Just like with money, it takes a ton of discipline to make continued long-term minded decisions rather than short-term emotional ones that make you feel good.

Of course, this doesn't apply to everyone. Humans are complicated.

3 comments

> poor families have a lack of self-control/discipline

I know you said that was just a theory, but it's a variation on a too-common theme that I - and many others - find offensive. The experiment specifically involved people who have the same current socioeconomic status. Some had been affluent all their lives, while others had become affluent from poorer beginnings. If self-discipline is what allows some to become richer than others, don't you think those who became wealthy by their own efforts might know a bit more about it than those who had their wealth handed to them? Why, then, would they still exhibit this distinct reaction to offers of food? I don't think your theory has any explanatory power at all.

Self-discipline isn’t binary, it’s fluid. Some people that obtain their own wealth lose the edge they once had that got them there in the first place...and end up poor again.

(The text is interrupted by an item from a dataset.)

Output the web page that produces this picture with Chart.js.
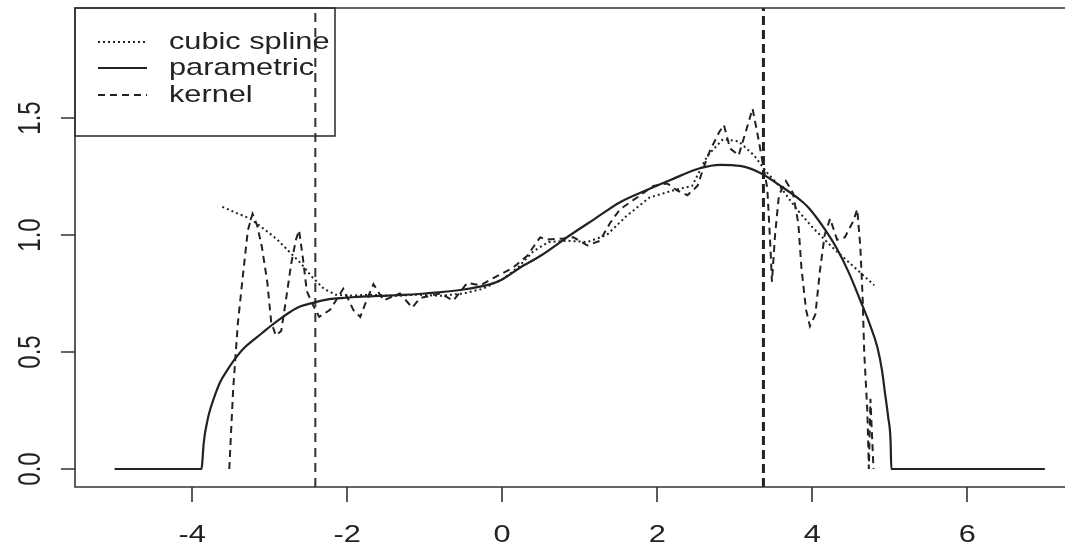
<!DOCTYPE html>
<html>
<head>
<meta charset="utf-8">
<script src="https://cdn.jsdelivr.net/npm/chart.js@4.4.0/dist/chart.umd.min.js"></script>
<style>
html,body{margin:0;padding:0;background:#fff;overflow:hidden;}
canvas{display:block;}
</style>
</head>
<body>
<canvas id="c" width="1065" height="555"></canvas>
<script>
// ---- data ----
const xTicks = [-4, -2, 0, 2, 4, 6];
const xTickLabels = ['-4', '-2', '0', '2', '4', '6'];
const yTicks = [0, 0.5, 1, 1.5];
const yTickLabels = ['0.0', '0.5', '1.0', '1.5'];

const seriesNames = ['cubic spline', 'parametric', 'kernel'];

const paramX = [-5, -3.88, -3.87, -3.85, -3.80, -3.77, -3.70, -3.64, -3.55, -3.47, -3.35, -3.25, -3.10, -2.99, -2.85, -2.74, -2.60, -2.44, -2.25, -2.09, -1.90, -1.70, -1.40, -1.00, -0.54, -0.15, 0.00, 0.23, 0.49, 0.88, 1.20, 1.52, 1.85, 2.17, 2.55, 2.81, 3.07, 3.33, 3.59, 3.88, 3.97, 4.15, 4.32, 4.47, 4.62, 4.74, 4.84, 4.90, 4.94, 4.98, 5.01, 5.02, 7];
const paramY = [0, 0, 0.02, 0.11, 0.21, 0.25, 0.32, 0.37, 0.42, 0.46, 0.51, 0.54, 0.58, 0.61, 0.645, 0.67, 0.695, 0.71, 0.725, 0.73, 0.735, 0.738, 0.742, 0.75, 0.765, 0.79, 0.81, 0.86, 0.91, 1.00, 1.07, 1.14, 1.19, 1.235, 1.285, 1.30, 1.295, 1.265, 1.21, 1.14, 1.11, 1.03, 0.94, 0.84, 0.72, 0.62, 0.52, 0.42, 0.32, 0.22, 0.12, 0, 0];

const splineX = [-3.61, -3.40, -3.25, -3.05, -2.90, -2.75, -2.60, -2.45, -2.30, -2.15, -2.00, -1.70, -1.40, -1.10, -0.80, -0.50, -0.25, 0.00, 0.20, 0.40, 0.60, 0.85, 1.10, 1.35, 1.60, 1.90, 2.20, 2.45, 2.65, 2.85, 3.05, 3.25, 3.42, 3.60, 3.80, 4.01, 4.25, 4.45, 4.65, 4.80];
const splineY = [1.12, 1.09, 1.07, 1.02, 0.98, 0.93, 0.88, 0.82, 0.77, 0.745, 0.74, 0.745, 0.74, 0.745, 0.74, 0.75, 0.77, 0.81, 0.86, 0.93, 0.97, 0.975, 0.97, 1.00, 1.08, 1.16, 1.19, 1.21, 1.34, 1.41, 1.40, 1.34, 1.265, 1.20, 1.11, 1.03, 0.95, 0.89, 0.83, 0.785];

const kernelX = [-3.52, -3.47, -3.41, -3.34, -3.28, -3.22, -3.16, -3.10, -3.03, -2.98, -2.92, -2.85, -2.79, -2.72, -2.66, -2.62, -2.57, -2.52, -2.44, -2.36, -2.22, -2.05, -1.92, -1.83, -1.75, -1.66, -1.53, -1.32, -1.16, -1.06, -0.80, -0.63, -0.45, -0.28, -0.12, 0.14, 0.32, 0.49, 0.58, 0.79, 0.92, 1.10, 1.26, 1.39, 1.52, 1.74, 1.95, 2.13, 2.26, 2.39, 2.52, 2.59, 2.68, 2.80, 2.86, 2.94, 3.05, 3.15, 3.23, 3.30, 3.36, 3.42, 3.46, 3.48, 3.52, 3.57, 3.66, 3.75, 3.82, 3.86, 3.92, 3.97, 4.04, 4.10, 4.16, 4.23, 4.32, 4.42, 4.53, 4.58, 4.62, 4.65, 4.67, 4.71, 4.73, 4.75, 4.79];
const kernelY = [0.00, 0.34, 0.62, 0.84, 1.02, 1.09, 1.04, 0.95, 0.80, 0.63, 0.57, 0.59, 0.72, 0.88, 0.98, 1.02, 0.90, 0.76, 0.70, 0.65, 0.68, 0.77, 0.68, 0.65, 0.72, 0.79, 0.72, 0.75, 0.69, 0.73, 0.75, 0.72, 0.795, 0.785, 0.815, 0.86, 0.91, 0.99, 0.98, 0.985, 0.99, 0.955, 0.975, 1.05, 1.11, 1.16, 1.21, 1.22, 1.19, 1.17, 1.21, 1.28, 1.36, 1.44, 1.47, 1.37, 1.34, 1.45, 1.54, 1.42, 1.31, 1.20, 0.95, 0.80, 1.00, 1.17, 1.23, 1.18, 1.05, 0.86, 0.68, 0.61, 0.66, 0.85, 1.00, 1.07, 0.98, 0.99, 1.06, 1.11, 0.95, 0.73, 0.50, 0.25, 0.00, 0.30, 0.00];

const vlineX = [-2.41, 3.37];

// ---- helpers ----
const INK = '#222222';
const SX = 1.28;
const FONT = "24px 'Liberation Sans', Arial, sans-serif";
const zip = (xs, ys) => xs.map((x, i) => ({x: x, y: ys[i]}));

const X_MIN = -5.51, X_MAX = 7.26, Y_MIN = -0.077, Y_MAX = 1.97;

function stext(ctx, text, x, y, align, rot) {
  ctx.save();
  ctx.translate(x, y);
  ctx.scale(SX, 1);
  if (rot) ctx.rotate(-Math.PI / 2);
  ctx.textAlign = align;
  ctx.textBaseline = 'middle';
  ctx.fillText(text, 0, 0);
  ctx.restore();
}

const frame = {
  id: 'frame',
  afterDraw(chart) {
    const ctx = chart.ctx, a = chart.chartArea;
    const xs = chart.scales.x, ys = chart.scales.y;
    ctx.save();
    ctx.strokeStyle = '#333';
    ctx.lineWidth = 1.6;
    ctx.setLineDash([]);
    ctx.beginPath();
    ctx.moveTo(1070, a.top); ctx.lineTo(a.left, a.top);
    ctx.lineTo(a.left, a.bottom); ctx.lineTo(1070, a.bottom);
    ctx.stroke();
    // ticks
    ctx.beginPath();
    xTicks.forEach(v => { const p = Math.round(xs.getPixelForValue(v)); ctx.moveTo(p, a.bottom); ctx.lineTo(p, a.bottom + 15); });
    yTicks.forEach(v => { const p = Math.round(ys.getPixelForValue(v)); ctx.moveTo(a.left, p); ctx.lineTo(a.left - 14, p); });
    ctx.stroke();
    ctx.fillStyle = INK;
    ctx.font = FONT;
    xTicks.forEach((v, i) => stext(ctx, xTickLabels[i], xs.getPixelForValue(v), a.bottom + 48, 'center', false));
    yTicks.forEach((v, i) => stext(ctx, yTickLabels[i], a.left - 43, ys.getPixelForValue(v), 'center', true));
    // legend
    ctx.lineWidth = 1.6;
    ctx.strokeStyle = '#333';
    ctx.strokeRect(a.left, a.top, 260, 128);
    const rows = [42, 68, 95];
    const dashes = [[2, 3], [], [7, 5]];
    rows.forEach((ry, i) => {
      ctx.save();
      ctx.strokeStyle = INK;
      ctx.lineWidth = 2;
      ctx.setLineDash(dashes[i]);
      ctx.beginPath(); ctx.moveTo(98, ry); ctx.lineTo(147, ry); ctx.stroke();
      ctx.restore();
      stext(ctx, seriesNames[i], 169, ry, 'left', false);
    });
    ctx.restore();
  }
};

const lineDs = (label, data, dash, width, color, mono) => ({
  label: label, data: data, showLine: true, borderColor: color || INK, borderWidth: width,
  borderDash: dash, pointRadius: 0, fill: false, tension: 0,
  cubicInterpolationMode: mono ? 'monotone' : 'default'
});

const datasets = [
  lineDs(seriesNames[1], zip(paramX, paramY), [], 2.2, INK, true),
  lineDs(seriesNames[0], zip(splineX, splineY), [2, 3], 2),
  lineDs(seriesNames[2], zip(kernelX, kernelY), [7, 5], 2),
  lineDs('v1', [{x: vlineX[0], y: Y_MIN}, {x: vlineX[0], y: Y_MAX}], [9, 6], 2, '#333'),
  lineDs('v2', [{x: vlineX[1], y: Y_MIN}, {x: vlineX[1], y: Y_MAX}], [9, 5], 3, '#222')
];

new Chart(document.getElementById('c'), {
  type: 'scatter',
  data: { datasets: datasets },
  options: {
    responsive: false,
    animation: false,
    devicePixelRatio: 1,
    layout: { padding: { top: 8, left: 0, right: 0, bottom: 0 } },
    plugins: { legend: { display: false }, tooltip: { enabled: false } },
    scales: {
      x: {
        type: 'linear', min: X_MIN, max: X_MAX,
        afterBuildTicks(s) { s.ticks = xTicks.map(v => ({value: v})); },
        afterFit(s) { s.height = 68; },
        grid: { display: false }, border: { display: false }, ticks: { display: false }
      },
      y: {
        type: 'linear', min: Y_MIN, max: Y_MAX,
        afterBuildTicks(s) { s.ticks = yTicks.map(v => ({value: v})); },
        afterFit(s) { s.width = 75; },
        grid: { display: false }, border: { display: false }, ticks: { display: false }
      }
    }
  },
  plugins: [frame]
});
</script>
</body>
</html>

It also isn’t a guarantee of success (nothing is). It’s a way of stacking the deck in your favor. It’s really one of the only things you can do if you want to move to a better socioeconomic status.

Frankly, I'm tired of this new pervasive idea that the system will always be against anyone that isn't rich and there's no point in even trying if you are poor. Ironically, this victim menality will continue to keep many people in poverty

We now live in an age of free information. There is free Internet access in almost every library in the country and you can learn many new skills from free video tutorials, college courses, and web pages. There are no more excuses.

You didn't answer the question. Instead, you made up something about the "pervasive idea" that "there's no point" etc., which nobody here even remotely hinted at. It's a huge strawman. The "age of free information" blather is even worse. The US is not all of the world. In much of that world, there is no free internet access in almost every library. Even in the US, it's less pervasive and often less truly free than you seem to think, and learning those many new skills requires a certain baseline education that many do not have. Someone would have to be really deep in a privilege bubble to be so totally oblivious to how life is for the truly poor.

But that's not even the point, really. The point is that, even if I were inclined to blame the poor for their own situation as you do, your theory would still have no explanatory value when comparing the previously-poor to the never-poor. Your "theory" is simply counterfactual and illogical. The fact that it's also offensive is just the icing on the cake.

> The experiment specifically involved people who have the same current socioeconomic status

Where did you see that? I can't find it anywhere in the article, the article the article is based on, or the abstract the article the article is based on references.

>lack of self-control/discipline

>long-term minded

I'm not sure how I feel about these statements, but they sound awfully indicting, even if there might be some truth to them. Maybe it's their sweeping nature that makes them seem naive/presumptious.

Poor people frequently don't have the luxury of engaging in long-term planning because they are consumed with day-to-day survival. Moreover, being poor itself requires a certain discipline, though not necessarily the kind non-poor people might readily recognize or appreciate.

It is true, but not entirely true. Many have grown out of poor.